Student loans can either help you or ruin your chances of success. Learn how to use them properly and how to keep them in check.
Student loan debt is one of the most serious problems in the US today. According to a news report published by The Economist, a multinational media company specializing in international business and world affairs, the total amount of student loan debt in the US exceeded $1.2 trillion in June 2014 with 7 million out of the nearly 40 million borrowers in default.
Aside from having their credit trashed, these people run the risk of becoming ineligible for some government jobs. It may even ruin their chances of being hired by many employers and may cause others to lose their professional license. And since about 60% of employers run credit checks before hiring or promoting, getting a higher paying job to repay their student loan debts becomes next to impossible for most Americans.
Tips to Minimize Your Student Loan Debts
Recognizing the severity of the situation, you need to learn how to borrow wisely for college to avoid running into some serious problems in the near future. Here are some tips that can help you do just that.
Take only what you need. Aside from your tuition, you also need to consider other expenses such as books, housing, meal and transportation to come up with the total amount needed for college. Make this task easier by using the online net price calculator provided by your chosen college or university. Take only what you need and resist the temptation to take excess loans.
Understand your loan.
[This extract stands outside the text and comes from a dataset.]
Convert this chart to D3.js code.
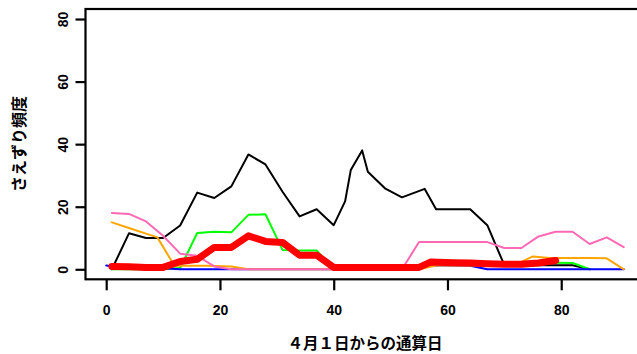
<!DOCTYPE html>
<html><head><meta charset="utf-8">
<script src="https://cdn.jsdelivr.net/npm/d3@7"></script>
<style>body{margin:0;background:#fff}svg{display:block}</style>
</head><body>
<svg id="c" width="637" height="354"></svg>
<script>
// ---- data ----
const xTicks = [0, 20, 40, 60, 80];
const yTicks = [0, 20, 40, 60, 80];
const xTitle = "４月１日からの通算日";
const yTitle = "さえずり頻度";

const blackX = [1,4,7,10,13,16,19,22,25,28,31,34,37,40,42,43,45,46,49,52,56,58,61,64,67,70,73,76,79,82,85];
const blackY = [0,11.5,10,10,14,24.5,22.8,26.5,36.7,33.5,24.8,16.9,19.2,14.1,21.7,31.7,38,31.2,25.9,23,25.7,19.2,19.2,19.2,14.1,1.3,1.3,1.3,1.3,1.3,0];

const greenX = [1,4,7,10,13,16,19,22,25,28,31,34,37,40,43,46,49,52,55,58,61,64,67,70,73,76,79,82,85];
const greenY = [0,0,0,0,0.4,11.6,12,11.8,17.4,17.6,6.2,6,6,0,0,0,0,0,0,2.2,2.2,2.2,2.2,2.2,2.2,2.2,2.1,2,0];

const blueX = [0,1,4,7,10,13,16,19,22,25,28,31,34,37,40,43,46,49,52,55,58,61,64,67,70,73,76,79,82,85,88,91];
const blueY = [1.2,1,0.7,0.5,0.3,0,0,0,0,0,0,0,0,0,0,0,0,0,0,1.2,1.2,1.2,1.1,0,0,0,0,0,0,0,0,0];

const orangeX = [1,4,7,9,12,15,18,22,25,28,31,34,37,40,43,46,49,52,55,58,61,64,67,70,72,75,78,82,85,88,91];
const orangeY = [15,13.2,11.4,10.2,1.1,1.1,1.1,0.9,0,0,0,0,0,0,0,0,0,0,0,1.2,1.2,1.2,1.2,1.2,1.5,4.1,3.6,3.6,3.6,3.5,0];

const pinkX = [1,4,7,10,13,16,19,22,25,28,31,34,37,40,43,46,49,52,55,58,61,64,67,70,73,76,79,82,85,88,91];
const pinkY = [18,17.7,15.3,10.7,5,4.3,0.9,0,0,0,0,0,0,0,0,0,0,0,8.7,8.7,8.7,8.7,8.7,6.8,6.8,10.5,12,12,8.1,10.2,7.1];

const redX = [1,4,7,10,13,16,19,22,25,28,31,34,37,40,43,46,49,52,55,57,61,64,67,70,73,76,79];
const redY = [0.9,0.8,0.6,0.6,2.5,3.2,7,7,10.7,8.9,8.6,4.5,4.5,0.6,0.6,0.6,0.6,0.6,0.6,2.3,2.1,2.0,1.8,1.6,1.6,2.0,2.8];

// ---- layout ----
const svg = d3.select("#c");
const L = 85.5, R = 644.5, T = 9, B = 279.3;
const x = d3.scaleLinear().domain([-3.64, 94.64]).range([L, R]);
const y = d3.scaleLinear().domain([-3.2, 83.2]).range([B, T]);
const numFont = "'Liberation Sans', Arial, sans-serif";
const jpFont = "'Noto Sans CJK JP', 'Noto Sans CJK SC', sans-serif";

const series = [
  {xs: blackX, ys: blackY, color: "#000000", w: 2},
  {xs: greenX, ys: greenY, color: "#00FF00", w: 2},
  {xs: blueX, ys: blueY, color: "#0000FF", w: 2},
  {xs: orangeX, ys: orangeY, color: "#FFA500", w: 2},
  {xs: pinkX, ys: pinkY, color: "#FF69B4", w: 2},
  {xs: redX, ys: redY, color: "#FF0000", w: 7}
];
const line = d3.line().x(d => x(d[0])).y(d => y(d[1]));
series.forEach(s => {
  const pts = s.xs.map((v, i) => [v, s.ys[i]]);
  svg.append("path").attr("d", line(pts)).attr("fill", "none")
    .attr("stroke", s.color).attr("stroke-width", s.w)
    .attr("stroke-linejoin", "round").attr("stroke-linecap", "round");
});

// box
svg.append("rect").attr("x", L).attr("y", T).attr("width", R - L).attr("height", B - T)
  .attr("fill", "none").attr("stroke", "#000").attr("stroke-width", 2.2);

// x axis
const xa = svg.append("g").attr("transform", `translate(0,${B})`)
  .call(d3.axisBottom(x).tickValues(xTicks).tickSize(11).tickSizeOuter(0).tickPadding(6).tickFormat(d3.format("d")));
xa.select(".domain").remove();
xa.selectAll(".tick line").attr("stroke-width", 2.2);
xa.selectAll(".tick text").attr("font-family", numFont).attr("font-size", 14).attr("font-weight", "bold").attr("fill", "#000")
  .attr("y", 0).attr("dy", 0).attr("transform", "translate(0,36)");

// y axis
const ya = svg.append("g").attr("transform", `translate(${L},0)`)
  .call(d3.axisLeft(y).tickValues(yTicks).tickSize(10).tickSizeOuter(0).tickFormat(d3.format("d")));
ya.select(".domain").remove();
ya.selectAll(".tick line").attr("stroke-width", 2.2);
ya.selectAll(".tick text").attr("font-family", numFont).attr("font-size", 14).attr("font-weight", "bold").attr("fill", "#000")
  .attr("x", 0).attr("dy", 0).attr("text-anchor", "middle")
  .attr("transform", "translate(-23,0) rotate(-90) translate(0,5)");

// titles
svg.append("text").attr("x", 365).attr("y", 349).attr("text-anchor", "middle")
  .attr("font-family", jpFont).attr("font-size", 15.5).attr("font-weight", "bold").text(xTitle);
svg.append("text").attr("transform", "translate(25,144) rotate(-90)").attr("text-anchor", "middle")
  .attr("font-family", jpFont).attr("font-size", 16).attr("font-weight", "bold").text(yTitle);
</script>
</body></html>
Know the repayment terms and the amount of your monthly loan payments. To get a more accurate idea, use the Department of Education’s repayment comparison calculator.
Consider other funding sources before applying for student loans. Look into college scholarships and higher education grants, and utilize any college savings plans before taking out a loan. Consider federal loans first since they are cheaper and offer more affordable repayment terms.
Live frugally. Find affordable housing and limit living expenses whenever possible. If living on campus, try not to have a car since the cost of insurance and maintaining the vehicle can add up quickly. Think twice before buying anything with your student loan money.
Seek out advice. Consult the experts (including the school’s financial aid office, your parents, and other college graduates) before signing on the dotted lines to make sure you are making the right decision.
Graduate earlier. Obtaining your Bachelor’s degree in less than four years can help you save a considerable amount of money so take more courses than normal. Also take summer courses whenever possible.
Start paying the interest. While you don’t need to pay the loan interest while you’re still in school, doing so can help you save a lot of money. Working part-time during the school year and full-time during summer or starting a low-cost side business can help you earn the money that you need to start paying off the interest.